The National Aerospace Technology Administration of DPRK – more commonly known as North Korea - announced that day that it was the first of several intelligence-gathering satellites to be launched “in a short span of time”. 

“The DPRK’s launches represent a serious risk to international civil aviation and maritime traffic,” Mr. Khiari said, adding that Pyongyang had failed to issue airspace or maritime safety notifications to relevant UN bodies (the International Maritime Organization, International Civil Aviation Organization, and International Telecommunications Union), although the Japanese Coast Guard had been informed.

Rights in space

Sovereign States do have the right to benefit from peaceful space activities, the senior UN official said, but Security Council resolutions expressly prohibit North Korea from conducting any launches using ballistic missile technology.

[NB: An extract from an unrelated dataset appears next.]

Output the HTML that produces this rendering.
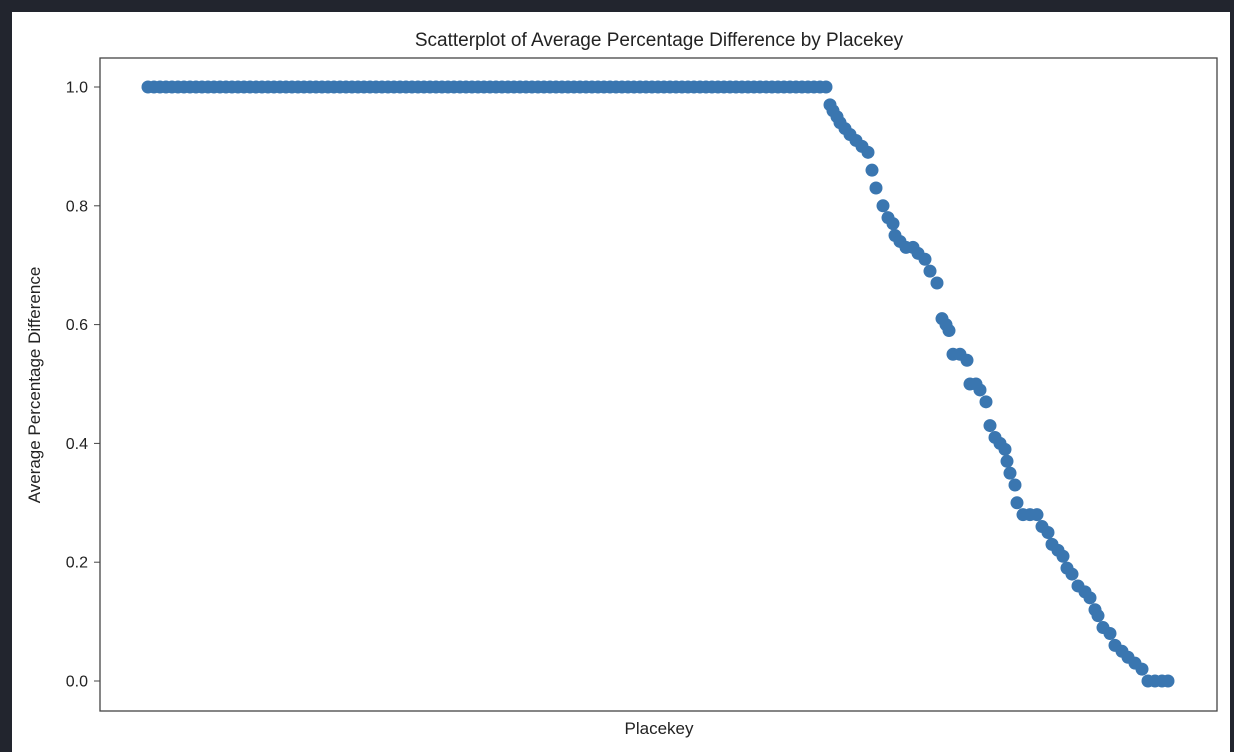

Responding to the 21 November launch, the UN Secretary-General António Guterres strongly reiterated his call on the DPRK to fully comply with its international obligations and resume dialogue to achieve the goal of sustainable peace and the “complete and verifiable denuclearization” of the Korean Peninsula.

Alarming spike in rhetoric

As Mr. Khiari stressed, “the increase in nuclear rhetoric on the Korean Peninsula is deeply concerning.”

The DPRK continues to implement a five-year military plan unveiled in January 2021, he said, which includes developing a military reconnaissance satellite – also informally known as ‘spy satellites’ - along with various other weapons systems including tactical nuclear weapons.

He noted that the country has recently adopted a constitutional amendment further enshrining its policy on nuclear forces in the Constitution. 

“As such, the DPRK has consistently demonstrated its strong intention to continue pursuing its nuclear weapons and ballistic missile programmes, in violation of relevant Security Council resolutions,” the UN official emphasized, calling on the authorities to refrain from such actions.

Nuclear-free peninsula

With growing tensions on the Peninsula, it is important to re-establish communication between the two Koreas, particularly through military channels, while exercising maximum restraint to avoid unintended accidents or miscalculations, Mr. Khiari believes. 

He called on Security Council Members to “unite and explore practical measures to halt the current negative trend” for which all the tools of dialogue, diplomacy, and negotiation, should be used in keeping with Council resolutions, aimed at full denuclearization.